Set along the southside of St Mark’s Square, this museum exhibits fascinating art, documents, artefacts, and maps that shed light on the history and day-to-day life of Venice across the centuries. The Napoleonic Wing is decorated in a stunning neoclassical style and houses a prestigious collection of works by Venetian sculptor Antonio Canova.
The former marine customs house sits at the punta, or very head, of the Grand Canal, and offers wonderful views of the Venetian basin. Like Palazzo Grassi, it is now a modern exhibition space, showing contemporary works from the collection of François Pinault, who had the interior remodelled with clean lines and polished surfaces by Tadao Ando.

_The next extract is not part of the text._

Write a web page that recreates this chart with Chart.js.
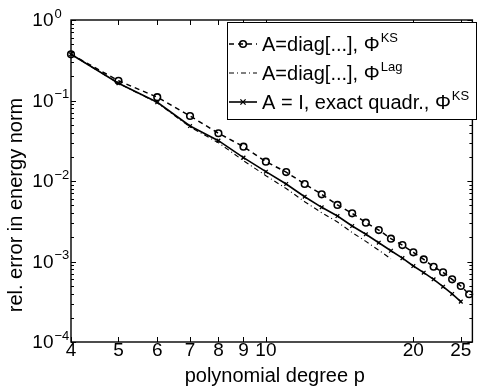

The Collection is the most important museum in Italy for European and American art from the first half of the 20th century. It is located in Peggy Guggenheim’s former home, Palazzo Venier dei Leoni, and presents her personal collection of 20th century art. It ranges from cubism to abstract expressionism, enabling students to see a range of works and styles.
Built between 1748 and 1772 for a Bolognese family, this palace is one of the last of the great noble residences on the Grand Canal. It was bought by businessman François Pinault in 2005 to showcase his important collection of modern and contemporary art. Its interior was remodelled by architect Tadao Ando and it contains a 600-seat outdoor theatre.
The Ca d’Oro is one of the most famous civilian buildings of Venice. The gallery houses a wonderful art collection, from the Venetian, Tuscan and Flemish schools of artistic talent. There is also a collection of bronzes, Renaissance sculptures and an interesting ceramic collection.
Tip: The ‘Golden House’ was named due to the gilt and polychrome decorations that once adorned its walls.
Learn about the ancient craft of Venetian mask-making as you are taken through the detailed processes of design, clay moulding and material application. This is a fascinating opportunity to learn about one of the city’s famous traditions and the history behind the masks.
Tip: Use your creativity to create your own bright Venetian mask.